Subsequent proceedings after taking cognizance (Chapter XVI: Sections 204 to 208)
On getting police report, the Magistrate may resort to one of the following three steps:
- (i) accept the report and take cognizance of the offence and issue process;
- (ii) disagree with the report and drop the proceedings or
- (iii) direct further investigation under Section 156(3).
Where the report of the police states that no offence appears to have been committed, then the Magistrate may resort to one of the following three steps:
- (a) accept the (refer) report and drop the proceedings;
- (b) disagree with the report and take cognizance of the case and issue process or
- (c) direct further investigation to be made by the police under Section 156(3).
If the Magistrate decides not to take cognizance of offence or drop proceedings against some persons mentioned in F.I.R., he must give notice and hear first the informant. Bhagwant Singh v. Commissioner of Police, AIR 1985 SC 1285.

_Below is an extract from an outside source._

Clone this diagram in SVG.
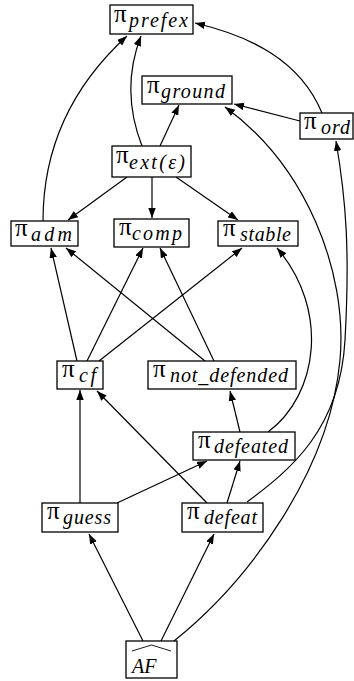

- Similarly, where the Magistrate decides not to take cognizance of the offence in spite of Report under sub-sec.(2) of S.173 and to drop the proceeding or takes the view that there is no sufficient ground for proceeding against some of the persons mentioned in the First Information Report, the Magistrate must give notice to the informant (not to the injured or to a relative of the deceased, unless such person is the informant) and provide him an opportunity to be heard at the time of consideration of the report. (However, such injured or to a relative of the deceased can appear before the Magistrate and make his submissions when the report is considered by the Magistrate.) Bhagwant Singh v. Commissioner of Police, AIR 1985 SC 1285.